On Fri, 2013-03-22 at 13:25 +0100, Vincent Guittot wrote:
During the creation of sched_domain, we define a pack buddy CPU for each CPU when one is available. We want to pack at all levels where a group of CPU can be power gated independently from others. On a system that can't power gate a group of CPUs independently, the flag is set at all sched_domain level and the buddy is set to -1. This is the default behavior. On a dual clusters / dual cores system which can power gate each core and cluster independently, the buddy configuration will be :
| Cluster 0 | Cluster 1 | | CPU0 | CPU1 | CPU2 | CPU3 |
buddy | CPU0 | CPU0 | CPU0 | CPU2 |
I suppose this is adequate for the 'small' systems you currently have; but given that Samsung is already bragging with its 'octo'-core Exynos 5 (4+4 big-little thing) does this solution scale?

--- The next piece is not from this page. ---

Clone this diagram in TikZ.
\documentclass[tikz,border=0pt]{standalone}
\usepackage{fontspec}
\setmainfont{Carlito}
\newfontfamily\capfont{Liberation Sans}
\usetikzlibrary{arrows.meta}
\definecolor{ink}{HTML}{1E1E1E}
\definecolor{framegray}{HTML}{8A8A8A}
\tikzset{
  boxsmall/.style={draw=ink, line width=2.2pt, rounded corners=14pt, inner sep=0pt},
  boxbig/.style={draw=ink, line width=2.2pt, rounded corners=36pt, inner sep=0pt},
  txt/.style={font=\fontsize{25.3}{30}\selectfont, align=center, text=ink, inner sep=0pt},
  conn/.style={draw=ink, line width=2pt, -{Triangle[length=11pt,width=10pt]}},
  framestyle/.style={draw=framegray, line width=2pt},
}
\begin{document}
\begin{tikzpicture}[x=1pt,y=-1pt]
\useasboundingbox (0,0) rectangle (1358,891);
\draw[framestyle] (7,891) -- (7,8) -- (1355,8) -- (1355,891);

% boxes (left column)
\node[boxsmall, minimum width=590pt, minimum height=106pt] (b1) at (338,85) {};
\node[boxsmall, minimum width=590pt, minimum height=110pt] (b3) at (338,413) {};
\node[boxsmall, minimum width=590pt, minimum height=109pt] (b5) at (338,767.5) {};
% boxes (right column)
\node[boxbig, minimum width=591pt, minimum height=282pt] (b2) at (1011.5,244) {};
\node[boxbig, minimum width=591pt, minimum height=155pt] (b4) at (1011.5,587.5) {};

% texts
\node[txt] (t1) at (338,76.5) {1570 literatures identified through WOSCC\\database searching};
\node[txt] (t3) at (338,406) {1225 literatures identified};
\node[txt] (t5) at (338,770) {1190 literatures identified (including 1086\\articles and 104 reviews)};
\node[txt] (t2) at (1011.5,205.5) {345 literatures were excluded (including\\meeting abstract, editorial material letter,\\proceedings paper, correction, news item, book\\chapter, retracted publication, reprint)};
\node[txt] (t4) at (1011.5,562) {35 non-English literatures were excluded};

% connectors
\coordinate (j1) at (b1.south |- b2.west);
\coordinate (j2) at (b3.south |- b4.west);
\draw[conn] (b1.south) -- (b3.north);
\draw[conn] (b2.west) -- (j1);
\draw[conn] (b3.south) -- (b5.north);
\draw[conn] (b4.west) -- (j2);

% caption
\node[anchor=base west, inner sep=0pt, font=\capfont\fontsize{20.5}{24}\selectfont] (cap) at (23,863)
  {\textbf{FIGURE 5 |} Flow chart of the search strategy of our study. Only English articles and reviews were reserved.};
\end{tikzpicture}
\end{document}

Isn't this basically related to picking the NO_HZ cpu; if the system isn't fully symmetric with its power gates you want the NO_HZ cpu to be the 'special' cpu. If it is symmetric we really don't care which core is left 'running' and we can even select a new pack cpu from the idle cores once the old one is fully utilized.
Re-using (or integrating) with NO_HZ has the dual advantage that you'll make NO_HZ do the right thing for big-little (you typically want a little core to be the one staying 'awake' and once someone makes NO_HZ scale this all gets to scale along with it.